• _Task instructions_
Print word for word the first line of the listing below and every line after it, through the line with "import pandas as pd". Leave out the pictures and the rest.

■ ■ ■

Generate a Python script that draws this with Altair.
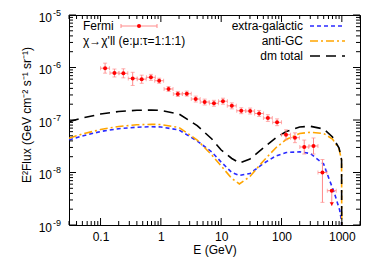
import altair as alt
import pandas as pd

# ---------------- data ----------------
fermi_E = [0.119, 0.170, 0.239, 0.341, 0.481, 0.684, 0.937, 1.34, 1.91, 2.69, 3.78, 5.32, 7.58,
           10.7, 15.0, 21.5, 30.2, 42.5, 59.4, 84.4, 118.7, 167, 238, 339, 477]
fermi_Elo = [0.100, 0.143, 0.202, 0.288, 0.406, 0.577, 0.790, 1.13, 1.61, 2.27, 3.19, 4.49, 6.39,
             9.02, 12.6, 18.1, 25.5, 35.8, 50.1, 71.2, 100, 141, 201, 286, 402]
fermi_Ehi = [0.141, 0.202, 0.283, 0.404, 0.570, 0.811, 1.111, 1.59, 2.27, 3.19, 4.48, 6.31, 8.99,
             12.7, 17.8, 25.5, 35.8, 50.4, 70.4, 100, 141, 198, 282, 402, 566]
fermi_F = [9.7e-7, 7.85e-7, 7.75e-7, 6.2e-7, 6.0e-7, 6.5e-7, 5.6e-7, 3.9e-7, 3.13e-7, 3.17e-7,
           2.51e-7, 2.2e-7, 2.08e-7, 2.28e-7, 1.86e-7, 1.5e-7, 1.48e-7, 1.33e-7, 1.09e-7, 9.04e-8,
           5.25e-8, 4.6e-8, 3.06e-8, 3.2e-8, 1.0e-8]
fermi_Flo = [7.8e-7, 6.6e-7, 6.35e-7, 4.55e-7, 5.0e-7, 5.7e-7, 5.0e-7, 3.5e-7, 2.8e-7, 2.85e-7,
             2.2e-7, 1.93e-7, 1.83e-7, 2.0e-7, 1.63e-7, 1.32e-7, 1.3e-7, 1.17e-7, 9.4e-8, 7.8e-8,
             4.2e-8, 3.7e-8, 2.25e-8, 2.25e-8, 2.7e-9]
fermi_Fhi = [1.21e-6, 9.35e-7, 9.45e-7, 8.1e-7, 7.15e-7, 7.4e-7, 6.25e-7, 4.35e-7, 3.5e-7, 3.55e-7,
             2.85e-7, 2.5e-7, 2.37e-7, 2.6e-7, 2.12e-7, 1.71e-7, 1.69e-7, 1.52e-7, 1.26e-7, 1.05e-7,
             6.5e-8, 5.7e-8, 4.15e-8, 4.55e-8, 1.77e-8]

# upper limit point
ul_E = [681]
ul_Elo = [574]
ul_Ehi = [808]
ul_F = [4.5e-9]
ul_Fend = [2.3e-9]

# model curves
eg_E = [0.03, 0.05, 0.1, 0.2, 0.4, 0.7, 1, 2, 4, 7, 10, 15, 20, 30, 50, 80, 120, 200, 300, 500,
        615, 740, 920, 990, 1000]
eg_F = [4.16e-8, 4.96e-8, 6.04e-8, 6.83e-8, 7.29e-8, 7.45e-8, 7.36e-8, 6.45e-8, 3.98e-8, 2.45e-8,
        1.58e-8, 1.0e-8, 8.77e-9, 9.57e-9, 1.48e-8, 2.06e-8, 2.4e-8, 2.48e-8, 2.3e-8, 1.45e-8,
        7.5e-9, 4.3e-9, 1.93e-9, 1.16e-9, 1e-10]

gc_E = [0.03, 0.05, 0.1, 0.2, 0.4, 0.7, 1, 2, 4, 7, 10, 15, 20, 30, 50, 80, 120, 200, 300, 500,
        700, 900, 990, 1000]
gc_F = [4.48e-8, 5.41e-8, 6.59e-8, 7.52e-8, 8.1e-8, 8.28e-8, 8.2e-8, 7.2e-8, 4.16e-8, 2.15e-8,
        1.33e-8, 7.7e-9, 6.04e-9, 8.4e-9, 1.66e-8, 2.93e-8, 4.26e-8, 5.53e-8, 5.83e-8, 5.53e-8,
        4.35e-8, 2.8e-8, 1.7e-8, 1e-10]

dm_E = [0.03, 0.05, 0.1, 0.2, 0.4, 0.7, 1, 2, 4, 7, 10, 15, 20, 30, 50, 80, 120, 200, 300, 500,
        700, 900, 990, 1000]
dm_F = [9.29e-8, 1.09e-7, 1.30e-7, 1.45e-7, 1.53e-7, 1.55e-7, 1.52e-7, 1.30e-7, 7.8e-8, 4.35e-8,
        2.68e-8, 1.85e-8, 1.52e-8, 1.81e-8, 2.93e-8, 4.54e-8, 6.04e-8, 7.36e-8, 7.59e-8, 6.74e-8,
        4.74e-8, 2.93e-8, 1.75e-8, 1e-10]

series_names = ["extra-galactic", "anti-GC", "dm total"]
series_colors = ["#2a2aff", "#ffa500", "#000000"]
series_dash = [[4, 3], [8, 3, 2, 3], [10, 6]]

x_major = [0.1, 1, 10, 100, 1000]
y_exps = [-9, -8, -7, -6, -5]

# ---------------- tables ----------------
W, H = 291, 210
FONT = "Liberation Sans"
ERR = "#ff8a8a"

curves = []
for name, Es, Fs in [("extra-galactic", eg_E, eg_F), ("anti-GC", gc_E, gc_F), ("dm total", dm_E, dm_F)]:
    for i, (e, f) in enumerate(zip(Es, Fs)):
        curves.append({"series": name, "E": e, "F": f, "order": i})
curves = pd.DataFrame(curves)

pts = pd.DataFrame({"E": fermi_E, "Elo": fermi_Elo, "Ehi": fermi_Ehi,
                    "F": fermi_F, "Flo": fermi_Flo, "Fhi": fermi_Fhi})
ul = pd.DataFrame({"E": ul_E, "Elo": ul_Elo, "Ehi": ul_Ehi, "F": ul_F, "Fend": ul_Fend})

x_minor = [k * 10.0 ** d for d in range(-2, 4) for k in range(2, 10) if 0.03 <= k * 10.0 ** d <= 2000]
y_major = [10.0 ** e for e in y_exps]
y_minor = [k * 10.0 ** d for d in range(-9, -5) for k in range(2, 10)]

xs = alt.Scale(type="log", domain=[0.03, 2000])
ys = alt.Scale(type="log", domain=[1e-9, 1e-5])

xaxis = alt.Axis(values=x_major, labelExpr="datum.value < 1 ? '0.1' : format(datum.value, 'd')",
                 ticks=False, domain=False, grid=False, labelFontSize=12, titleFontSize=12,
                 labelPadding=6, titlePadding=2, titleFontWeight="normal", labelColor="black",
                 titleColor="black", labelFont=FONT, titleFont=FONT, labelFlush=False)


def X(field):
    return alt.X(field, scale=xs, axis=xaxis, title="E (GeV)")


def Y(field):
    return alt.Y(field, scale=ys, axis=None)


# ---------------- layers ----------------
curve_layer = alt.Chart(curves).mark_line(clip=True, strokeWidth=1.6).encode(
    x=X("E:Q"),
    y=Y("F:Q"),
    color=alt.Color("series:N", scale=alt.Scale(domain=series_names, range=series_colors), legend=None),
    strokeDash=alt.StrokeDash("series:N", scale=alt.Scale(domain=series_names, range=series_dash), legend=None),
    order="order:Q",
)

base_pts = alt.Chart(pts)
vbar = base_pts.mark_rule(color=ERR, strokeWidth=1).encode(x=X("E:Q"), y=Y("Flo:Q"), y2="Fhi:Q")
hbar = base_pts.mark_rule(color=ERR, strokeWidth=1).encode(x=X("Elo:Q"), x2="Ehi:Q", y=Y("F:Q"))
cap_lo = base_pts.mark_tick(color=ERR, orient="horizontal", size=4, thickness=1).encode(x=X("E:Q"), y=Y("Flo:Q"))
cap_hi = base_pts.mark_tick(color=ERR, orient="horizontal", size=4, thickness=1).encode(x=X("E:Q"), y=Y("Fhi:Q"))
cap_l = base_pts.mark_tick(color=ERR, orient="vertical", size=4, thickness=1).encode(x=X("Elo:Q"), y=Y("F:Q"))
cap_r = base_pts.mark_tick(color=ERR, orient="vertical", size=4, thickness=1).encode(x=X("Ehi:Q"), y=Y("F:Q"))
dots = base_pts.mark_point(shape="circle", filled=True, size=16, color="#ff0000", opacity=1).encode(
    x=X("E:Q"), y=Y("F:Q"))

base_ul = alt.Chart(ul)
ul_v = base_ul.mark_rule(color=ERR, strokeWidth=1).encode(x=X("E:Q"), y=Y("F:Q"), y2="Fend:Q")
ul_h = base_ul.mark_rule(color=ERR, strokeWidth=1).encode(x=X("Elo:Q"), x2="Ehi:Q", y=Y("F:Q"))
ul_cl = base_ul.mark_tick(color=ERR, orient="vertical", size=4, thickness=1).encode(x=X("Elo:Q"), y=Y("F:Q"))
ul_cr = base_ul.mark_tick(color=ERR, orient="vertical", size=4, thickness=1).encode(x=X("Ehi:Q"), y=Y("F:Q"))
ul_head = base_ul.mark_point(shape="triangle-down", filled=True, size=18, color="#ff0000",
                             opacity=1, yOffset=-2).encode(x=X("E:Q"), y=Y("Fend:Q"))
ul_dot = base_ul.mark_point(shape="circle", filled=True, size=16, color="#ff0000", opacity=1).encode(
    x=X("E:Q"), y=Y("F:Q"))


# inward ticks on all four sides
def xticks(vals, length):
    d = pd.DataFrame({"v": vals})
    b = alt.Chart(d).mark_rule(color="black", strokeWidth=1)
    bot = b.encode(x=X("v:Q"), y=alt.value(H), y2=alt.value(H - length))
    top = b.encode(x=X("v:Q"), y=alt.value(0), y2=alt.value(length))
    return [bot, top]


def yticks(vals, length):
    d = pd.DataFrame({"v": vals})
    b = alt.Chart(d).mark_rule(color="black", strokeWidth=1)
    lef = b.encode(y=Y("v:Q"), x=alt.value(0), x2=alt.value(length))
    rig = b.encode(y=Y("v:Q"), x=alt.value(W), x2=alt.value(W - length))
    return [lef, rig]


tick_layers = xticks(x_major, 7) + xticks(x_minor, 4) + yticks(y_major, 7) + yticks(y_minor, 4)

# y tick labels 10^n
ylab = pd.DataFrame({"v": y_major, "exp": [str(e) for e in y_exps], "base": ["10"] * len(y_exps)})
ylab_base = alt.Chart(ylab).mark_text(align="right", baseline="middle", fontSize=12, font=FONT,
                                      dy=2.5, color="black").encode(
    y=Y("v:Q"), x=alt.value(-17), text="base:N")
ylab_exp = alt.Chart(ylab).mark_text(align="left", baseline="middle", fontSize=9, font=FONT,
                                     dy=-2.5, color="black").encode(
    y=Y("v:Q"), x=alt.value(-16), text="exp:N")

one = pd.DataFrame({"a": [0]})
ytitle = alt.Chart(one).mark_text(angle=270, fontSize=12, font=FONT, color="black",
                                  baseline="middle", align="center").encode(
    x=alt.value(-42), y=alt.value(100), text=alt.value("E²Flux (GeV cm⁻² s⁻¹ sr⁻¹)"))

# legends
leg = []
leg.append(alt.Chart(one).mark_text(align="left", baseline="middle", fontSize=12, font=FONT).encode(
    x=alt.value(14), y=alt.value(11), text=alt.value("Fermi")))
leg.append(alt.Chart(one).mark_rule(color=ERR, strokeWidth=1).encode(
    x=alt.value(52), x2=alt.value(88), y=alt.value(11)))
leg.append(alt.Chart(one).mark_rule(color=ERR, strokeWidth=1).encode(
    x=alt.value(52), y=alt.value(9), y2=alt.value(13)))
leg.append(alt.Chart(one).mark_rule(color=ERR, strokeWidth=1).encode(
    x=alt.value(88), y=alt.value(9), y2=alt.value(13)))
leg.append(alt.Chart(one).mark_point(shape="circle", filled=True, size=16, color="#ff0000", opacity=1).encode(
    x=alt.value(70), y=alt.value(11)))
leg.append(alt.Chart(one).mark_text(align="left", baseline="middle", fontSize=12, font=FONT).encode(
    x=alt.value(14), y=alt.value(26), text=alt.value("χ→χ'll (e:μ:τ=1:1:1)")))
for i, (name, col, dash) in enumerate(zip(series_names, series_colors, series_dash)):
    yy = 11 + 15 * i
    leg.append(alt.Chart(one).mark_text(align="right", baseline="middle", fontSize=12, font=FONT).encode(
        x=alt.value(234), y=alt.value(yy), text=alt.value(name)))
    leg.append(alt.Chart(one).mark_rule(color=col, strokeDash=dash, strokeWidth=1.6).encode(
        x=alt.value(241), x2=alt.value(276), y=alt.value(yy)))

chart = alt.layer(
    curve_layer, vbar, hbar, cap_lo, cap_hi, cap_l, cap_r, dots,
    ul_v, ul_h, ul_cl, ul_cr, ul_head, ul_dot,
    *tick_layers, ylab_base, ylab_exp, ytitle, *leg
).properties(
    width=W, height=H,
    autosize=alt.AutoSizeParams(type="none"),
    padding={"left": 61, "top": 7, "right": 11, "bottom": 34},
).configure_view(stroke="black", strokeWidth=1
).configure_text(font=FONT, color="black")

chart.save("out.html", embed_options={"renderer": "svg", "actions": False})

■ ■ ■

• _Exercise response_
Generate a Python script that draws this with Altair.
import altair as alt
import pandas as pd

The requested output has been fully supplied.